"Пускай меня отъявят старовером". Это Чацкий о новом времени, модах и нравах. В такой компании можно и ретроградом побыть. Пусть меня примут за ханжу, святошу и пуританку, но это в высшей степени непристойно, господа. Ты хочешь написать пронзительно откровенное произведение о том, как война коверкает человеческие судьбы? Земной поклон.
Ты берешь в качестве материала для своей книги детей. Хм, знаешь ли, дорогуша, это налагает определенные обязательства морального плана. Материал соблазнителен, потому - трогателен чрезвычайно, но идти здесь не по широкой дороге, узкая горная тропа. С одной стороны отвесная стена, с другой - пропасть. Сдюжишь? Что ты говоришь, это о близнецах, да неужели? Ах, они еще и сиротки при живых родителях?

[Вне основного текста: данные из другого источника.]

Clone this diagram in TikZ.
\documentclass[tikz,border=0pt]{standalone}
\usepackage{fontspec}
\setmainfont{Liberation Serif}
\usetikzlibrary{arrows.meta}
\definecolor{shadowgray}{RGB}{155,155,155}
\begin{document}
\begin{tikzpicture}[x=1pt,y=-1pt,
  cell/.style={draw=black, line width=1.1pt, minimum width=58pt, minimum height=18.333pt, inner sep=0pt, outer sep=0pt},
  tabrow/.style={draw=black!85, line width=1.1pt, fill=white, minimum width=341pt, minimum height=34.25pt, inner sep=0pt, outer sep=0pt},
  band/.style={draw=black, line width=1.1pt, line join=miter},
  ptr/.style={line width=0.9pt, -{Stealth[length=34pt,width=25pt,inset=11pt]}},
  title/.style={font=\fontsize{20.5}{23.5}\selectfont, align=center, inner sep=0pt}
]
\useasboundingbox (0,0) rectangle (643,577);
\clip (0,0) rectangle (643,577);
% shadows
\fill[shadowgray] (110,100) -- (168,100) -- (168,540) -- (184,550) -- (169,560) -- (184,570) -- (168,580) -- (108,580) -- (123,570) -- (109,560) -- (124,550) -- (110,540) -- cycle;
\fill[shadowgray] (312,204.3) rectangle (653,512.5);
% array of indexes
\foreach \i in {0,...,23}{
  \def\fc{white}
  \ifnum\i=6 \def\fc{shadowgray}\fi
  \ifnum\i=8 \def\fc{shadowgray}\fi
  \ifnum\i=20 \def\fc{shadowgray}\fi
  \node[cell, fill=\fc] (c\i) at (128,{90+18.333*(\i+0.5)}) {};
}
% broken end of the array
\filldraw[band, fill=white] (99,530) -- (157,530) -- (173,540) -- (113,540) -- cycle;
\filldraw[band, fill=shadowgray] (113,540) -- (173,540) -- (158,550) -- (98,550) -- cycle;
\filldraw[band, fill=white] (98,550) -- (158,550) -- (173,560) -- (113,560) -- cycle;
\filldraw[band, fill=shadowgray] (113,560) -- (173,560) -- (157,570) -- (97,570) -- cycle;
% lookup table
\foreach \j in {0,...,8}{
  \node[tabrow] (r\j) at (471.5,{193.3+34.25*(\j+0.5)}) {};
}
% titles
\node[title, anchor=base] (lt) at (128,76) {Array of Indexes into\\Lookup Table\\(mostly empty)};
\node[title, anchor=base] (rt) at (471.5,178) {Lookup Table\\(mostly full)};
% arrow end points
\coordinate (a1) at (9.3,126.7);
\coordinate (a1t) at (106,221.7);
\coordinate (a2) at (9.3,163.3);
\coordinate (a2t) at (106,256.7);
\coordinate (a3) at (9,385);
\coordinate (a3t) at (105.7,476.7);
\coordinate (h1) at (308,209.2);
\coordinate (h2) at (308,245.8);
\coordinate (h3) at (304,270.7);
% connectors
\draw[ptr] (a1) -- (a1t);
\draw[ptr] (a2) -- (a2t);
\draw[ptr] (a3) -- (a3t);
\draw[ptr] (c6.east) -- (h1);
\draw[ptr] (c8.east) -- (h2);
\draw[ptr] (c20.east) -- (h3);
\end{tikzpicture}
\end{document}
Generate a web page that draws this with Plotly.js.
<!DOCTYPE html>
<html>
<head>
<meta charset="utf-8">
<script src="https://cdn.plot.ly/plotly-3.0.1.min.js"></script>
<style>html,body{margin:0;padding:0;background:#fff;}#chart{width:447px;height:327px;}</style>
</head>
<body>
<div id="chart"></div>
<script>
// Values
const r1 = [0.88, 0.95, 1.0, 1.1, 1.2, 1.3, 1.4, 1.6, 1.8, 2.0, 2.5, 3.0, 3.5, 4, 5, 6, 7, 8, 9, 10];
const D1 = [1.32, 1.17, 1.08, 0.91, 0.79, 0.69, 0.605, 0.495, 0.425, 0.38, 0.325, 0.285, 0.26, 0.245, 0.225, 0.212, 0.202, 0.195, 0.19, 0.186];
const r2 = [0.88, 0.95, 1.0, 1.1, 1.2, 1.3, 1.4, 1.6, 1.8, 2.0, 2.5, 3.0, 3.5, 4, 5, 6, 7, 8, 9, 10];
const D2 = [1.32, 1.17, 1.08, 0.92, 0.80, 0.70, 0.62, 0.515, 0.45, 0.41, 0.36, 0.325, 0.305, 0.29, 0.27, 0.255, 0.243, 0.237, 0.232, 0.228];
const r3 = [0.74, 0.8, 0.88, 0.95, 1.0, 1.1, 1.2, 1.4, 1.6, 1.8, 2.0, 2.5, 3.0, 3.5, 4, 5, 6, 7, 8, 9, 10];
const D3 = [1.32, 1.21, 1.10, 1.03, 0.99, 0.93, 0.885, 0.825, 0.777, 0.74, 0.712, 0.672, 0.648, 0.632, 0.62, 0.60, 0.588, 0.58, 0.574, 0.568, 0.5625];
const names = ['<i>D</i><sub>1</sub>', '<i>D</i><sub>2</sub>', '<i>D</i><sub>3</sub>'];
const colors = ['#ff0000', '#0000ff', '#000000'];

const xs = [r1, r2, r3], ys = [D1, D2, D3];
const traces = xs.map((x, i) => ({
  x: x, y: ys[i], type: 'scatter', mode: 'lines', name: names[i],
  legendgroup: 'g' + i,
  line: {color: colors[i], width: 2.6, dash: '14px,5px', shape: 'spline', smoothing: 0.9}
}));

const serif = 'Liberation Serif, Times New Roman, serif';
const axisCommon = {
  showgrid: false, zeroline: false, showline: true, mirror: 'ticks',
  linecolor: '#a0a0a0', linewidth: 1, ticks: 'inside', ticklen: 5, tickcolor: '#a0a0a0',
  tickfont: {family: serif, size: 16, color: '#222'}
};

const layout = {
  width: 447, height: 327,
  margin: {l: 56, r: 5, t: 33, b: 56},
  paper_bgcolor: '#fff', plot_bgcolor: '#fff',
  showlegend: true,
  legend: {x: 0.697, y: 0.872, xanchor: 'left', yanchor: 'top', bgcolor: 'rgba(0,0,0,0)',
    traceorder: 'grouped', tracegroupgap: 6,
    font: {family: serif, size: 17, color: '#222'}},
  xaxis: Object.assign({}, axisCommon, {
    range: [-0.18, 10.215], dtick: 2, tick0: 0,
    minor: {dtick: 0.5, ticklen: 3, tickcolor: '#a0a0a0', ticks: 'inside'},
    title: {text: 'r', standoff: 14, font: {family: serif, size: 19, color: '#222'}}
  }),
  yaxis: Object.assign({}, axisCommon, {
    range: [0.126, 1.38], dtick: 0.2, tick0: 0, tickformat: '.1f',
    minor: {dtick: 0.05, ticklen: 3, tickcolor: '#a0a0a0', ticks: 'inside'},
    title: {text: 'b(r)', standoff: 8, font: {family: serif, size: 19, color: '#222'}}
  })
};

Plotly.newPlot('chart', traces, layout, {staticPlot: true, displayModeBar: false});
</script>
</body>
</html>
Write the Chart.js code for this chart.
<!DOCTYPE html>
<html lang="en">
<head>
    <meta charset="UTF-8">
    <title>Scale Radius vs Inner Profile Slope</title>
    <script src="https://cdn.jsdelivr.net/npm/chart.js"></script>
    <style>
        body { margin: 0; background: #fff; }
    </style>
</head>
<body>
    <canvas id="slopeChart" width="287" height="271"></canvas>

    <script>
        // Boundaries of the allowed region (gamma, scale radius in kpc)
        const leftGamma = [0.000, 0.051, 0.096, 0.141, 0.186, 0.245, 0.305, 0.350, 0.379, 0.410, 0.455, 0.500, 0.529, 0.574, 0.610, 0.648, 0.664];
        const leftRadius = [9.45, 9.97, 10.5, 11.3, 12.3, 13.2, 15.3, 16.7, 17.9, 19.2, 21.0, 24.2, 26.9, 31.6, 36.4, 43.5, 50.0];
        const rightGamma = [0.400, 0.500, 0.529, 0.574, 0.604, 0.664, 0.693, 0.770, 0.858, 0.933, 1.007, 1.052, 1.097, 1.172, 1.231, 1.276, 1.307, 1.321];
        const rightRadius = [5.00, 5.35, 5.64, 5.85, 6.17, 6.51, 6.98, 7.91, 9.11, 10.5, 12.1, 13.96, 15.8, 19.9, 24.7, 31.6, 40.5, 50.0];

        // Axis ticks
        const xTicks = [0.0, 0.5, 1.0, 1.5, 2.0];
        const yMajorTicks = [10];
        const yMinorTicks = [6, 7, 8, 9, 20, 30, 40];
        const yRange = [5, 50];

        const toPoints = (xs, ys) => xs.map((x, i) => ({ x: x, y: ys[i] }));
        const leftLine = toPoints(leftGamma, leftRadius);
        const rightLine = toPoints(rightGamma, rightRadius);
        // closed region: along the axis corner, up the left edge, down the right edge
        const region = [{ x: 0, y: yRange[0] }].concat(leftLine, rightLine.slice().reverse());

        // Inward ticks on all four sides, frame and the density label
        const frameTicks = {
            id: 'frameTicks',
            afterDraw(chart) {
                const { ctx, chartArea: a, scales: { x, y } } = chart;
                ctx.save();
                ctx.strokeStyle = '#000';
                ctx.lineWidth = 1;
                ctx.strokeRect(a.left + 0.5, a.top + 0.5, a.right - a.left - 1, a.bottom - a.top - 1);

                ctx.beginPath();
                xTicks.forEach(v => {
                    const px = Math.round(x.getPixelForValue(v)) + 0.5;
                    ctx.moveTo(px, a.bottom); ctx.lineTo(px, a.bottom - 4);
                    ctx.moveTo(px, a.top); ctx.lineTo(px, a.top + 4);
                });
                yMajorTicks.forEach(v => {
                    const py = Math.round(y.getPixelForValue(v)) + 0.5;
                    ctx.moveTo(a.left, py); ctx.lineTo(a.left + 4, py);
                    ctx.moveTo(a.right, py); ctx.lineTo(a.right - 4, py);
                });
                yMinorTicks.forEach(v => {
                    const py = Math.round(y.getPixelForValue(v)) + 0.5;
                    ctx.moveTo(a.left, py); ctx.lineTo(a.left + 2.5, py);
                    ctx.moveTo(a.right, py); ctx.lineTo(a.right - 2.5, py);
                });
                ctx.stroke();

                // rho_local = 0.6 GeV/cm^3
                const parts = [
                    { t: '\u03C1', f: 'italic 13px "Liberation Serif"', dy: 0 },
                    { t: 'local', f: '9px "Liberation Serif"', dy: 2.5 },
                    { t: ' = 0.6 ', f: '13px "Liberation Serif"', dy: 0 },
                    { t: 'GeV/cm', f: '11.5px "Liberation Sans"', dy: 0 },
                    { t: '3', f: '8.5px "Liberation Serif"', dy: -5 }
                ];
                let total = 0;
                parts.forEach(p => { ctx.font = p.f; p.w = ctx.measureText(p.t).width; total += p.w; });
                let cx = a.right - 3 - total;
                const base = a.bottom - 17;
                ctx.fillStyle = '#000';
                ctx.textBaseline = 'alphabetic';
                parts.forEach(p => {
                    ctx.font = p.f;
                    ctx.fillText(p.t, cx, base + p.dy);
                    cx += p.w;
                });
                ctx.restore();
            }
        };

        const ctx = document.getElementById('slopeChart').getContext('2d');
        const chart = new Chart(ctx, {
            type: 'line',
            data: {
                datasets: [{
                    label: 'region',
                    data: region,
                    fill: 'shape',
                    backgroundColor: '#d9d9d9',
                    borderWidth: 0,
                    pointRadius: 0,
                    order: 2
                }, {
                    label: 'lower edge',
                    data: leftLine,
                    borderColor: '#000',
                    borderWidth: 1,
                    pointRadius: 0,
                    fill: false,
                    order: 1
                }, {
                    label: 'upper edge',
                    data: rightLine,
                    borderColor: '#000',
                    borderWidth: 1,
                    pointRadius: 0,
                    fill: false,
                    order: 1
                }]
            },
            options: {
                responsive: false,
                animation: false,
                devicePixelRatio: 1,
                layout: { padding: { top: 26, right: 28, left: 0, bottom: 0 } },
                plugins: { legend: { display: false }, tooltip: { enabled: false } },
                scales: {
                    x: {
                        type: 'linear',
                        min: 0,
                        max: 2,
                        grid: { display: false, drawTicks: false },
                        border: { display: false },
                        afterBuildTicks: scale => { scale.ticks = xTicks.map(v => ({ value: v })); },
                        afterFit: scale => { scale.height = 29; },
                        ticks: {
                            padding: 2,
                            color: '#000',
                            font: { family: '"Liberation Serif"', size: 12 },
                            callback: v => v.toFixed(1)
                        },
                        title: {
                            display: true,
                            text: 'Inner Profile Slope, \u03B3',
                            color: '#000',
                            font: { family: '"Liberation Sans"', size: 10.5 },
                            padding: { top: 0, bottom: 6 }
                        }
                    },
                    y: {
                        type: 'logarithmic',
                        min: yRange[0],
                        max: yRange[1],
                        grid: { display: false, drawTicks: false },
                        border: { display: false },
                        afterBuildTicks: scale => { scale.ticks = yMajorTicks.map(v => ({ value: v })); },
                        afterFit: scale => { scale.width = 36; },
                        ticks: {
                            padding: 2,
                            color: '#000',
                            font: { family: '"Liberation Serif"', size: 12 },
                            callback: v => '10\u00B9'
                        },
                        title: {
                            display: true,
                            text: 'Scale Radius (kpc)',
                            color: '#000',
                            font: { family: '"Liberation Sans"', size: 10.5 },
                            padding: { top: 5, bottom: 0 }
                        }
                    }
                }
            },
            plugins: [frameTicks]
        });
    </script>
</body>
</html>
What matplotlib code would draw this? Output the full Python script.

Ну, вы понимаете, как это бывает в войну: папа на фронте, мама все время работает, город бомбят, детей эвакуируют. Даже и к чужим людям. А тут родная бабушка есть. Правда, родители отчего-то не поддерживали прежде с ней отношений и близнецы знакомятся с бабулей непосредственно в момент приезда к ней. Упс. Еще и жгучая тайна добавляется (что-то же должно было произойти, что отвратило мать от собственной матери). Хотя, при такой-то бабке и дополнительного ничего не надо. Одно слово - ведьма.
Подобьем бабки, господа: двое несчастных ангелочков, отданных на растерзание жестокой ведьме; "в те поры война была" (которая по определению есть извращение всего человеческого в человеке); детки - близнецы, ах эта животрепещущая со времен Кастора и Поллукса тема. Отполируем все необычным синтаксисом, когда фразы строятся по типу: подлежащее+сказуемое+дополнение (это не я такая наблюдательная, это Макс Фрай, и соавторам же принадлежит сравнение языка книги с переводом не то с марсианского, не то с муравьиного).
Ну что, насосали уже на Пулитцера? (я имею в виду - из пальца, а вы что подумали?) Ах, вы много чего еще подумали, потому что тоже читали. Сочувствую. Там выше о моральной ответственности, налагаемой на писателя определенными темами. Ты о чем, детка? Клубничка так хорошо продается. Агота Кристоф знатный мичуринец, у нее целые земляничные поляны, ешь - не хочу.
Она не ест, торгует. Оптом. Правда, маркиз нервно курит в углу. Нет сексуального извращения, которое не описала бы Агота Кристоф собственного изобретения шершавым языком плаката. Дополнительный бонус - рассказывают дети. Часто о детях же. Я сначала оглушена была, так штакетиной из забора плашмя по голове. Потом захотелось пойти помыться жесткой мочалкой. А после уже смешно было. И любопытно: чем еще удивит затейница-авторша.
Но у нее все дозировано. Все строго по рецепту. Сначала сопли-на-мармеладе, после хардкор, потом сеанс нечеловеческой жестокости и в заключение шизоидный флер. Любой желающий отыщет по вкусу. Только с литературой это не надо ставить рядом, ну пожалуйста.